Au vu de l'issue du litige, un émolument de procédure de CHF 250.- sera mis à la charge des recourants, pris conjointement et solidairement (art. 87 al. 1 LPA), et aucune indemnité de procédure ne leur sera allouée (art. 87 al. 2 LPA).

 

* * * * *

PAR CES MOTIFS
LA CHAMBRE ADMINISTRATIVE

à la forme :

déclare recevable le recours interjeté le 17 mai 2017 par Monsieur A______ et B______ contre la décision du département de la sécurité et de l’économie du 3 mai 2017 ;

au fond :

le rejette ;

met un émolument de CHF 250.- à la charge des recourants, pris conjointement et solidairement ;

dit qu'aucune indemnité de procédure ne sera allouée ;

dit que conformément aux art. 82 ss de la loi fédérale sur le Tribunal fédéral du 17 juin 2005 (LTF - RS 173.110), le présent arrêt peut être porté dans les trente jours qui suivent sa notification par-devant le Tribunal fédéral, par la voie du recours en matière de droit public ; le mémoire de recours doit indiquer les conclusions, motifs et moyens de preuve et porter la signature du recourant ou de son mandataire ; il doit être adressé au Tribunal fédéral, 1000 Lausanne 14, par voie postale ou par voie électronique aux conditions de l’art. 42 LTF. Le présent arrêt et les pièces en possession du recourant, invoquées comme moyens de preuve, doivent être joints à l’envoi ;

communique le présent arrêt à Monsieur A______ et à B______, ainsi qu'au département de la sécurité et de l'économie.

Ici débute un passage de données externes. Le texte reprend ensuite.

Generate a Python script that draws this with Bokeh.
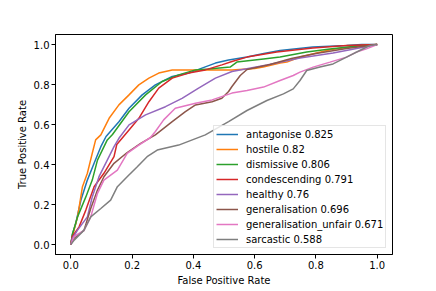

Siégeant : Mme Payot Zen-Ruffinen, présidente, M. Thélin, Mme Junod, MM. Pagan et Verniory, juges.

Au nom de la chambre administrative :

le greffier-juriste :

 

 

F. Scheffre

 

 

la présidente siégeant :

 

 

F. Payot Zen-Ruffinen

 

 

Copie conforme de cet arrêt a été communiquée aux parties.